The Lotus 72 was not only the most successful single design in Formula One, it brought in design changes that even today define a Formula One car. Sidepods and engine airbox never existed until the Lotus 72. When the 72 first made it's debut in 1970, it had the nose-mounted NACA scoops.
Looking closely you can see right through one of the scoops, and this indicates that there was no ducting feeding off the scoop. It just dumped the air into the general region of the front brakes. Interestingly, I believe this is also the first instance of "chimneys", used to exit hot air coming off the brake rotors. But the car required a lot of development work before it started to enjoy success.

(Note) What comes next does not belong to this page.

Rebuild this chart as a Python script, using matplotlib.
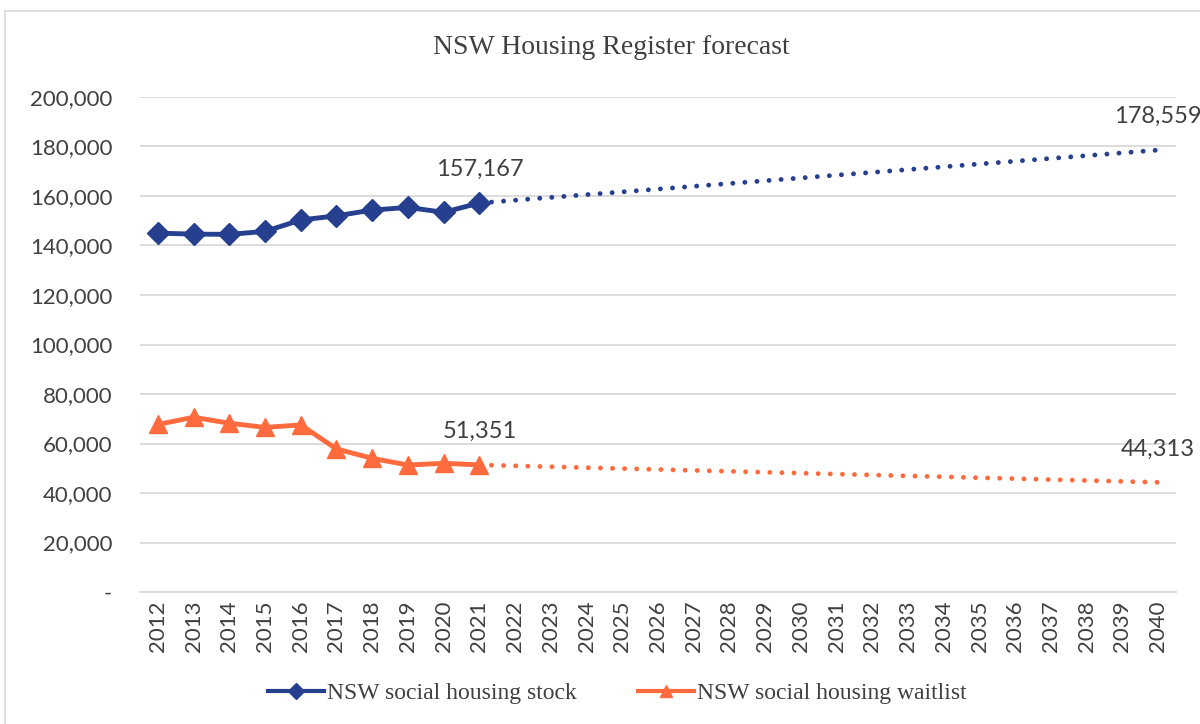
import matplotlib
matplotlib.use("Agg")
import matplotlib.pyplot as plt
from matplotlib.patches import Rectangle
from matplotlib.lines import Line2D
from matplotlib.ticker import FuncFormatter

# ---- data ----
years = ["2012", "2013", "2014", "2015", "2016", "2017", "2018", "2019", "2020", "2021",
         "2022", "2023", "2024", "2025", "2026", "2027", "2028", "2029", "2030", "2031",
         "2032", "2033", "2034", "2035", "2036", "2037", "2038", "2039", "2040"]
hist_years = ["2012", "2013", "2014", "2015", "2016", "2017", "2018", "2019", "2020", "2021"]
stock = [145000, 144600, 144500, 145700, 150300, 152000, 154300, 155400, 153400, 157167]
waitlist = [67700, 70600, 68200, 66500, 67500, 57800, 54000, 51300, 52000, 51351]
forecast_years = ["2021", "2040"]
stock_forecast = [157167, 178559]
waitlist_forecast = [51351, 44313]
series_names = ["NSW social housing stock", "NSW social housing waitlist"]

blue = "#263F8E"
orange = "#FF6B3D"
sans = ["Lato", "DejaVu Sans"]

fig = plt.figure(figsize=(12, 7.24), dpi=100)
fig.patches.append(Rectangle((5 / 1200, -0.05), 1.2, 1 - 11 / 724 + 0.05, transform=fig.transFigure,
                             fill=False, edgecolor="#D9D9D9", linewidth=1.2))

ax = fig.add_axes([140 / 1200, 1 - 592 / 724, 1036 / 1200, 495 / 724])
idx = {y: i for i, y in enumerate(years)}
hx = [idx[y] for y in hist_years]
fx = [idx[y] for y in forecast_years]

dot = (0, (0.01, 2.48))
ax.plot(fx, stock_forecast, color=blue, lw=3.5, linestyle=dot, dash_capstyle="round")
ax.plot(fx, waitlist_forecast, color=orange, lw=3.5, linestyle=dot, dash_capstyle="round")
ax.plot(hx, stock, color=blue, lw=3.5, marker="D", markersize=11)
ax.plot(hx, waitlist, color=orange, lw=3.5, marker="^", markersize=12.5)

lab_font = dict(fontsize=17, color="#404040", family=sans, ha="center", va="center")
for xs, ys in ((fx, stock_forecast), (fx, waitlist_forecast)):
    for x, y in zip(xs, ys):
        ax.annotate(f"{y:,}", (x, y), xytext=(0, 24), textcoords="offset points",
                    annotation_clip=False, **lab_font)

ax.set_xlim(-0.5, len(years) - 0.5)
ax.set_ylim(0, 200000)
ax.set_yticks(range(0, 200001, 20000))
ax.yaxis.set_major_formatter(FuncFormatter(lambda v, p: "-" if v == 0 else f"{int(v):,}"))
ax.set_xticks(range(len(years)))
ax.set_xticklabels(years, rotation=90)
ax.grid(axis="y", color="#D9D9D9", linewidth=1.3)
ax.set_axisbelow(True)
for s in ("top", "right", "left"):
    ax.spines[s].set_visible(False)
ax.spines["bottom"].set_color("#D9D9D9")
ax.spines["bottom"].set_linewidth(1.3)
ax.tick_params(axis="both", length=0, labelsize=16, labelcolor="#404040")
ax.tick_params(axis="y", pad=20)
ax.tick_params(axis="x", pad=6)
for t in ax.get_xticklabels() + ax.get_yticklabels():
    t.set_family(sans)

fig.text(611 / 1200, 1 - 48 / 724, "NSW Housing Register forecast", ha="center", va="center",
         fontsize=20, family="Liberation Serif", color="#404040")

h1 = Line2D([], [], color=blue, lw=3, marker="D", markersize=8)
h2 = Line2D([], [], color=orange, lw=3, marker="^", markersize=9)
fig.legend(handles=[h1, h2], labels=series_names, loc="center",
           bbox_to_anchor=(617 / 1200, 1 - 693 / 724), ncol=2,
           frameon=False, prop={"family": "Liberation Serif", "size": 17}, handlelength=2.4,
           handletextpad=0.1, columnspacing=2.6, labelcolor="#404040")

fig.savefig("out.png", dpi=100)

In 1970 aero was still evolving, ground effects had not been discovered yet. So the chassis was a simple wedge, that's all, a low drag wedge. But even that was a huge step forward. Compared to a Lotus 49 with identical engines, the 72 was 12 mph faster in a straight line, all because of the decreased drag.
I have tried to investigate as much as possible, and it appears that the NACA ducts disappeared sometime between 1970 and '71. In the original design, both front and rear shocks were mounted inboard and low. The rear shocks were overheating, and were moved outboard. My theory (so far) is that the front shocks also had overheating and the entire front end was redesigned. During this redesign process it was uncovered that the NACA ducts were no longer required. Or maybe some bright chap duct-taped over the NACA ducts and discovered no difference in brake temperatures. Somehow I believe the simpler explanation was what really happened, it usually happens this way.

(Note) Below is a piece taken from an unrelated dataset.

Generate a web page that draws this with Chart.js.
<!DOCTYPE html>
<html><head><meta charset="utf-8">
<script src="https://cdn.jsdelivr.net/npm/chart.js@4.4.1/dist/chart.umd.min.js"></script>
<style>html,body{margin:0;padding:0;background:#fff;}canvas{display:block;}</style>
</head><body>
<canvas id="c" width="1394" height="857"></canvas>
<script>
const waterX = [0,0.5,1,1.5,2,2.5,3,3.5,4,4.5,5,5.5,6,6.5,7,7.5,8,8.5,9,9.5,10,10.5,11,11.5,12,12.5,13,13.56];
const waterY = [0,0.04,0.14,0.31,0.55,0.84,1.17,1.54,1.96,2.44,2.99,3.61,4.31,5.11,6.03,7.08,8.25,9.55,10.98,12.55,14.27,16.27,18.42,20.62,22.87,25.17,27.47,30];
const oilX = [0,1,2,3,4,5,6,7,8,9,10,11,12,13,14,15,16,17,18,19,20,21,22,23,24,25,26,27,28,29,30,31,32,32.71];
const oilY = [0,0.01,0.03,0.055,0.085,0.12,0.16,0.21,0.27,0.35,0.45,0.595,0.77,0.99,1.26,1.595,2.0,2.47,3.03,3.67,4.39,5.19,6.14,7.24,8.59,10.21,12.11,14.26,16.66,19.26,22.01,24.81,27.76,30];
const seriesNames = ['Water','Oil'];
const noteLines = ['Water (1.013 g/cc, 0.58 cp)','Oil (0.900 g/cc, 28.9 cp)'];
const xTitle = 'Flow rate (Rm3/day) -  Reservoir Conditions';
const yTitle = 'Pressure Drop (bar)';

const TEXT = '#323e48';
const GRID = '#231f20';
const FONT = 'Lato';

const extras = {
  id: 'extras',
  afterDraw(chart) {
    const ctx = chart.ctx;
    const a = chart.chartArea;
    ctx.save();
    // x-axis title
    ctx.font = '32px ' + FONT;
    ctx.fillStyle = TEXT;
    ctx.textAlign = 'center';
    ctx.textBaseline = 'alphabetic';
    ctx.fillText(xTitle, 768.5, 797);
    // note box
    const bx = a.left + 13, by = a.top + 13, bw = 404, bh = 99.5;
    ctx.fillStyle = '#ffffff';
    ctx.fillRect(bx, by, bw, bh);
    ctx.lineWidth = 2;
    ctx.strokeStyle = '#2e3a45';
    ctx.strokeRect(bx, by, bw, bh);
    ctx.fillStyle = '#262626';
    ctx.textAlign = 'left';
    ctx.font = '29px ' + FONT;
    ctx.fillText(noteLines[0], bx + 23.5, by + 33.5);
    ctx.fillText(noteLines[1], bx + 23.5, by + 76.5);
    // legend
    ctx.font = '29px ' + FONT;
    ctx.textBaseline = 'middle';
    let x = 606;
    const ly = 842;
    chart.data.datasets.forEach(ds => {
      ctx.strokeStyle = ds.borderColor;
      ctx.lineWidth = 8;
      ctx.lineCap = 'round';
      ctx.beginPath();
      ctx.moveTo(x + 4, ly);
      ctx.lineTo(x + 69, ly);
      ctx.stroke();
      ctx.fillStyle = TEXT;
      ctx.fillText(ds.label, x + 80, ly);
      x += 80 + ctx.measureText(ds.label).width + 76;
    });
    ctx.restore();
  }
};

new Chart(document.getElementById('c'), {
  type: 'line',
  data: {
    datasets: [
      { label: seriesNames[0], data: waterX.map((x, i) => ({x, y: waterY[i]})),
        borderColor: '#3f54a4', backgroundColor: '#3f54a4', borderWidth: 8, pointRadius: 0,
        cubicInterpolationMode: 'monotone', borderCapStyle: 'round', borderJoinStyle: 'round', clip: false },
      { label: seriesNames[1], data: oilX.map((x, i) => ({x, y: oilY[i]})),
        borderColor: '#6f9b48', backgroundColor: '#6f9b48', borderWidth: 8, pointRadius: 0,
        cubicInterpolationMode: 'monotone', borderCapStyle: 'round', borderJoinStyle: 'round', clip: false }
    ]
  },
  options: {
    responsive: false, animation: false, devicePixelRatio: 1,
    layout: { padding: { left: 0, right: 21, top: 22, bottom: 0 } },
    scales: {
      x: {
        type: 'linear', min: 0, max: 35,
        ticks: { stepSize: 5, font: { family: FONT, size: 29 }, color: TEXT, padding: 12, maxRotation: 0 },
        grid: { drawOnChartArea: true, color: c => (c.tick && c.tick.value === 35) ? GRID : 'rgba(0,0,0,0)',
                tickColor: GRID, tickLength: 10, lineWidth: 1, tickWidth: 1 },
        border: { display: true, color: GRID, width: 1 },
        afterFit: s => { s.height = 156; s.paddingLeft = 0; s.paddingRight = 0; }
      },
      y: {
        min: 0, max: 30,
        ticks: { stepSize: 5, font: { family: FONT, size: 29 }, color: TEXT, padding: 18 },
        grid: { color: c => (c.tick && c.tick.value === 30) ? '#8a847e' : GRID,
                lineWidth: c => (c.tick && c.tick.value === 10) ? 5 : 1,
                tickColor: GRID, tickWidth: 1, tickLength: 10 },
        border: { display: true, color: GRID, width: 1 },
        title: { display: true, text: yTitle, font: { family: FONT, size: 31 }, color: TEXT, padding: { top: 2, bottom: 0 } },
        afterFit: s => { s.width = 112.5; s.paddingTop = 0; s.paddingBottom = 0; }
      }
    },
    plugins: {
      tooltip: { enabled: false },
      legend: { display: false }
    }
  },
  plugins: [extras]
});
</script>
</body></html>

What a beauty. Take your time, soak it in. Inboard brakes, pullrods, hidden shocks, and rising rate torsion bars.
This car, the Lotus 72 created a lot of history. A front driveshaft is suspected to be the cause of Rindt's fatal crash at Monza, and ever since then, engineers have been very aware about this kind of failure and it's consequences.

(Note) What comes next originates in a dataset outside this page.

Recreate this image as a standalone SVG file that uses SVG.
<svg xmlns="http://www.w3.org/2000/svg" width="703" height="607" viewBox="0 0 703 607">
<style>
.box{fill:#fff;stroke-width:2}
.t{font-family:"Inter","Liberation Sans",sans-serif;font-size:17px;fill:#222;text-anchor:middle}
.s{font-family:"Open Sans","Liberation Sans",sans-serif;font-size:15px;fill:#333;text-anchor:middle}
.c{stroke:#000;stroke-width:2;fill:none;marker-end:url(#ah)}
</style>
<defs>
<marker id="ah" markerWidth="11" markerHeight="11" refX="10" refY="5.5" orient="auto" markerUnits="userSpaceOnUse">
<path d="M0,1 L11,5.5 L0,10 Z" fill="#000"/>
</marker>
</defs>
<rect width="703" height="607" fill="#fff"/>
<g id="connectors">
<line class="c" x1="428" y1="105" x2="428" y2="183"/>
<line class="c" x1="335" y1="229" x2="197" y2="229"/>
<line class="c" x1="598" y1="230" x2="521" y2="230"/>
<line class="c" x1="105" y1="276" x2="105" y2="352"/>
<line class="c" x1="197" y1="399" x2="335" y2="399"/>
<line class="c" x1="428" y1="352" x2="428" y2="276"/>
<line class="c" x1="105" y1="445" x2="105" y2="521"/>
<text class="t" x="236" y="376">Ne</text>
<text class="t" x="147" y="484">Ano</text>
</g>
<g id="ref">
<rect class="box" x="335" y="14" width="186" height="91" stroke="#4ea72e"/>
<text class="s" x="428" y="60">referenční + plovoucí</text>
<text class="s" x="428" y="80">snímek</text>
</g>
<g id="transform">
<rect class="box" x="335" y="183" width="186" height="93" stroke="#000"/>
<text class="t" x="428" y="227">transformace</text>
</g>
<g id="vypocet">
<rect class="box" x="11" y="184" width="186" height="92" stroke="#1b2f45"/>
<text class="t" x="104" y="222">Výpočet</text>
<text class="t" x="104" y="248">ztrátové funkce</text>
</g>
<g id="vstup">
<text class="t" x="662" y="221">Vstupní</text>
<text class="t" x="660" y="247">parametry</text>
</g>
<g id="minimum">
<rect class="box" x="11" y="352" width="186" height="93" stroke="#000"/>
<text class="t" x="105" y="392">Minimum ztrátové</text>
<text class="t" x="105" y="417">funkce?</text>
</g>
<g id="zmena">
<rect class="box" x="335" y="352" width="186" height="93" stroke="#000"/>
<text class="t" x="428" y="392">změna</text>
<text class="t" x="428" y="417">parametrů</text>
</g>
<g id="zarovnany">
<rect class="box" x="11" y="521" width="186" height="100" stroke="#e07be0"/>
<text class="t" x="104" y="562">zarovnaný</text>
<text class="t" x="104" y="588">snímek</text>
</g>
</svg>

In five years of competition, the Lotus 72 participated in as much as 6 seasons and 74 World Championship races but most of all the car owes its fame to its record of success – 20 Grand Prix wins, 2 Drivers Championships and 3 Constructors Championship titles.
And never forget that to many, the John Player Lotus was the most beautiful of all. I am one who agrees.
Racing should be decided on the track, not the court room.